Between frantic calls from aunts, my mother's suddenly soft tones, love from friends, I realize there's really no point in denying it, I am entirely not miserable, and any attempt at misery, cynicism, or sadness, is sheer self-pity and indulgence and bullshit writer crap. I am as normal and wholesome as it gets. Maybe I'd hoped moving to China, like moving to America once was, would be a cataclysmic rip in my life that might inspire momentum and tears. There were those, of course, moments when it felt like the floor was about to cave in, but let's be honest here: I have six aunts and every one of them is ready to drop their life, come to Beijing, and take care of me at anytime. How bad can this life be? Mao Mao says she is attracted to people like us, that there is a light that screamed we came from good, loving families, that we are ok, we aregood. Rong Rong says hardship is written all over Mao Mao's face. That beyond the beauty and brilliance is an indomitable sadness. I wonder if it's my own lack of tragedy that makes me love her too. It makes me want to look at her in the eye and say: hey, listen, one day the bubble will burst and I'm gonna crash hard, but I'll be ok because you're the toughest woman I know. Then she'd smile one interminable smile, the one where her eyes light up through painstaking makeup and say: baby, I know, and you'll be fine, I know.

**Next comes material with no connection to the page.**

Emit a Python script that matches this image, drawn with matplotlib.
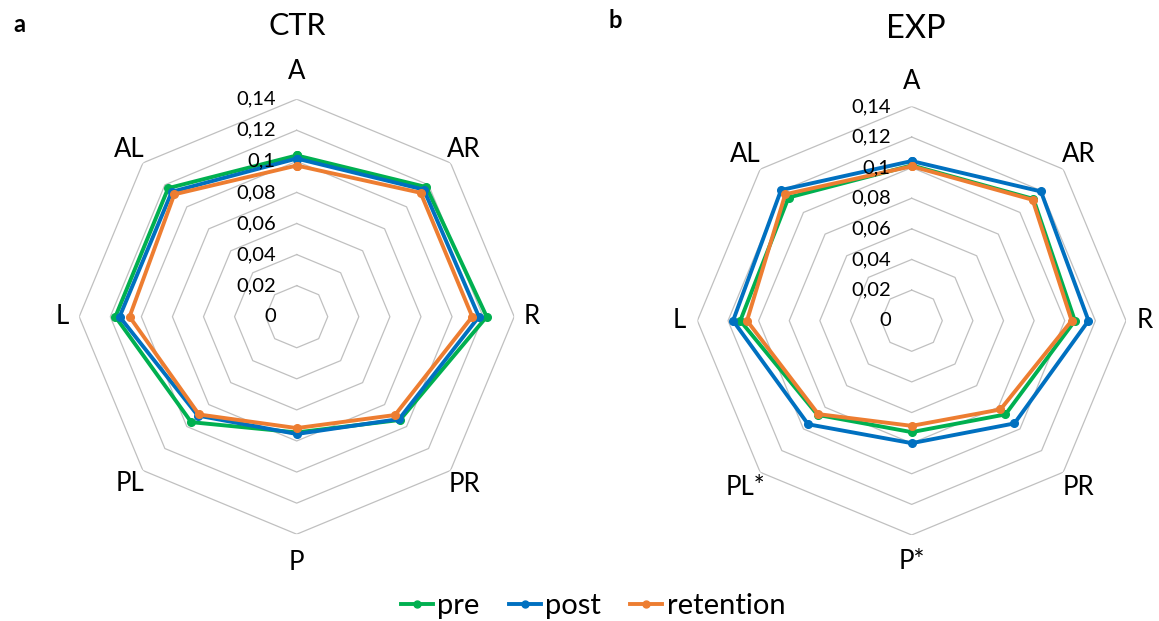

But Mao Mao, if I look for destruction in all the wrong places, would you still be there in the end to salvage the pieces. Would you drag my fake poser poet body from the mob and slap me upside the head and go: baby, five glasses of wine is all the excitement you need in this life. Don't fight the good girl. Don't fight.
I need air. I wanna fight. I wanna drink. I wanna bleed. I wanna fall all over the place so I can finally wake up.